Application Note AS-300: Automated Enrichment and Clean Up of Water Samples for Analysis of PFAS
Per- and polyfluoroalkyl substances (PFAS) are a group of man-made chemicals that have been widely used in a variety of industrial and consumer products since the 1950s. These chemicals are known for their ability to resist heat, water, and oil, which is why they are commonly used in non-stick cookware, waterproof clothing, and firefighting foam.
Recent studies have found that PFAS can have negative effects on human health and the environment. These chemicals are known to be persistent, meaning they do not break down easily in the environment, and due to the hydrophobic nature of many of these chemicals they are able to bioaccumulate through the food chain. Studies have linked exposure to PFAS to a variety of health issues, including cancer, thyroid disease, and developmental delays in children.
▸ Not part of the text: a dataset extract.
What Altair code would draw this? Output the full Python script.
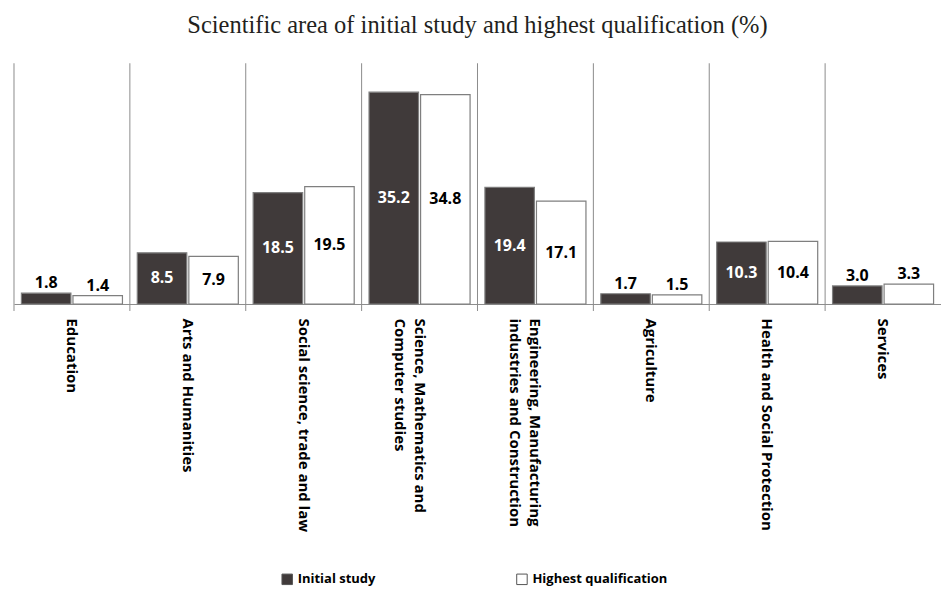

Given the potential health and environmental risks associated with PFAS, the Stockholm convention has regulated the use of perfluorooctane sulfonic acid (PFOS) and perfluorooctanoic acid (PFOA). The European chemical agency (ECHA) on 13 January 2023 received a proposal for further restrictions from five member states to cover a wider range of PFAS chemicals.
In order to comply with regulations and guidelines water authorities are looking to analyse samples to ensure safe levels in drinking water. This is typically done using LC-MS/MS analysis. Low ng/L levels can be detected by direct injection of water using high end LC-MS/MS instruments, but these come with a relatively high price and does not allow any clean-up of samples so potentially reducing the lifetime of analytical columns.
At Element Cambridge we developed an automated method on a GERSTEL multipurpose sampler (MPS) utilising smart SPE (solid phase extraction), to both clean-up and enrich a variety of water types and sources. This method allows sub 1 ng/L limits of detection for a wide range of PFAS analytes. Thanks to the enrichment this method reduces the impact of sources of contamination associated with the analysis and allows low level detection on lower specification LC-MS/MS instruments.